▶ [Information shown]

+++++

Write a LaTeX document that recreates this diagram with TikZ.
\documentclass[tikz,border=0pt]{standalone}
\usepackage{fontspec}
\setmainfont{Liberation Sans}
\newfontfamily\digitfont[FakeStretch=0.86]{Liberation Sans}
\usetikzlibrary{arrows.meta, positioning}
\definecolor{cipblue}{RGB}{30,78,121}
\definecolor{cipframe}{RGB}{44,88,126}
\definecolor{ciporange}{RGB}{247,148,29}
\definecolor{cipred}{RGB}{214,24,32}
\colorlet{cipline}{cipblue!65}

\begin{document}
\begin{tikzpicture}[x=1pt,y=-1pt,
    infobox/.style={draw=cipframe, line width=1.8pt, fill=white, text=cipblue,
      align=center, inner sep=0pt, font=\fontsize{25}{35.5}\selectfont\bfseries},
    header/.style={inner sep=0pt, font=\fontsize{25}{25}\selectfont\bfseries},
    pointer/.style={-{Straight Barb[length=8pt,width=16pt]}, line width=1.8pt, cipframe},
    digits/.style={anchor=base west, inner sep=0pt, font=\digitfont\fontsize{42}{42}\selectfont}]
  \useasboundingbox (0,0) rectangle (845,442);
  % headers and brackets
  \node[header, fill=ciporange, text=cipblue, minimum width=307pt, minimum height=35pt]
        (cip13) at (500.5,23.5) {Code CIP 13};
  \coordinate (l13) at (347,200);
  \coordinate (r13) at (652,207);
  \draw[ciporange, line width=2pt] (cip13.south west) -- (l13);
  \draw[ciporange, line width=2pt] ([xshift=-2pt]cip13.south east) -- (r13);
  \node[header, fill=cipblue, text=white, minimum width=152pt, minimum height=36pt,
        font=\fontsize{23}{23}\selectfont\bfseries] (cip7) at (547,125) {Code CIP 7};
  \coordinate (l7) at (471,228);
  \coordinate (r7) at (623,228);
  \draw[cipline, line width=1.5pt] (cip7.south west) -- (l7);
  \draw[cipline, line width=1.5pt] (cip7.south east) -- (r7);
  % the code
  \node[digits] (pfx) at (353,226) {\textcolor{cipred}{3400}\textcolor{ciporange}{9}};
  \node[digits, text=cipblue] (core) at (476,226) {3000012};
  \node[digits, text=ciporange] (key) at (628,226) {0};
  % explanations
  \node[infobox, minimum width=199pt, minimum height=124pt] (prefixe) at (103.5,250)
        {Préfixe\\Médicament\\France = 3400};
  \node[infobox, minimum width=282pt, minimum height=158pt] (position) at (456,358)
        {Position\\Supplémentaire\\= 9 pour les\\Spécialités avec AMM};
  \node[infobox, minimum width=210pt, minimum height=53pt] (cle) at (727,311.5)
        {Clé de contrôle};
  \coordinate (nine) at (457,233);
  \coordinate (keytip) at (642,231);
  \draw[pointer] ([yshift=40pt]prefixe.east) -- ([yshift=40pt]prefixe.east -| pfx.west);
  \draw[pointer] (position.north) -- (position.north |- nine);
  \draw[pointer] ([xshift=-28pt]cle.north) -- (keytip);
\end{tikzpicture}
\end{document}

+++++

▶ [What you need to do] All of the lines above must be returned exactly.

▶ [Result below]
Write a LaTeX document that recreates this diagram with TikZ.
\documentclass[tikz,border=0pt]{standalone}
\usepackage{fontspec}
\setmainfont{Liberation Sans}
\newfontfamily\digitfont[FakeStretch=0.86]{Liberation Sans}
\usetikzlibrary{arrows.meta, positioning}
\definecolor{cipblue}{RGB}{30,78,121}
\definecolor{cipframe}{RGB}{44,88,126}
\definecolor{ciporange}{RGB}{247,148,29}
\definecolor{cipred}{RGB}{214,24,32}
\colorlet{cipline}{cipblue!65}

\begin{document}
\begin{tikzpicture}[x=1pt,y=-1pt,
    infobox/.style={draw=cipframe, line width=1.8pt, fill=white, text=cipblue,
      align=center, inner sep=0pt, font=\fontsize{25}{35.5}\selectfont\bfseries},
    header/.style={inner sep=0pt, font=\fontsize{25}{25}\selectfont\bfseries},
    pointer/.style={-{Straight Barb[length=8pt,width=16pt]}, line width=1.8pt, cipframe},
    digits/.style={anchor=base west, inner sep=0pt, font=\digitfont\fontsize{42}{42}\selectfont}]
  \useasboundingbox (0,0) rectangle (845,442);
  % headers and brackets
  \node[header, fill=ciporange, text=cipblue, minimum width=307pt, minimum height=35pt]
        (cip13) at (500.5,23.5) {Code CIP 13};
  \coordinate (l13) at (347,200);
  \coordinate (r13) at (652,207);
  \draw[ciporange, line width=2pt] (cip13.south west) -- (l13);
  \draw[ciporange, line width=2pt] ([xshift=-2pt]cip13.south east) -- (r13);
  \node[header, fill=cipblue, text=white, minimum width=152pt, minimum height=36pt,
        font=\fontsize{23}{23}\selectfont\bfseries] (cip7) at (547,125) {Code CIP 7};
  \coordinate (l7) at (471,228);
  \coordinate (r7) at (623,228);
  \draw[cipline, line width=1.5pt] (cip7.south west) -- (l7);
  \draw[cipline, line width=1.5pt] (cip7.south east) -- (r7);
  % the code
  \node[digits] (pfx) at (353,226) {\textcolor{cipred}{3400}\textcolor{ciporange}{9}};
  \node[digits, text=cipblue] (core) at (476,226) {3000012};
  \node[digits, text=ciporange] (key) at (628,226) {0};
  % explanations
  \node[infobox, minimum width=199pt, minimum height=124pt] (prefixe) at (103.5,250)
        {Préfixe\\Médicament\\France = 3400};
  \node[infobox, minimum width=282pt, minimum height=158pt] (position) at (456,358)
        {Position\\Supplémentaire\\= 9 pour les\\Spécialités avec AMM};
  \node[infobox, minimum width=210pt, minimum height=53pt] (cle) at (727,311.5)
        {Clé de contrôle};
  \coordinate (nine) at (457,233);
  \coordinate (keytip) at (642,231);
  \draw[pointer] ([yshift=40pt]prefixe.east) -- ([yshift=40pt]prefixe.east -| pfx.west);
  \draw[pointer] (position.north) -- (position.north |- nine);
  \draw[pointer] ([xshift=-28pt]cle.north) -- (keytip);
\end{tikzpicture}
\end{document}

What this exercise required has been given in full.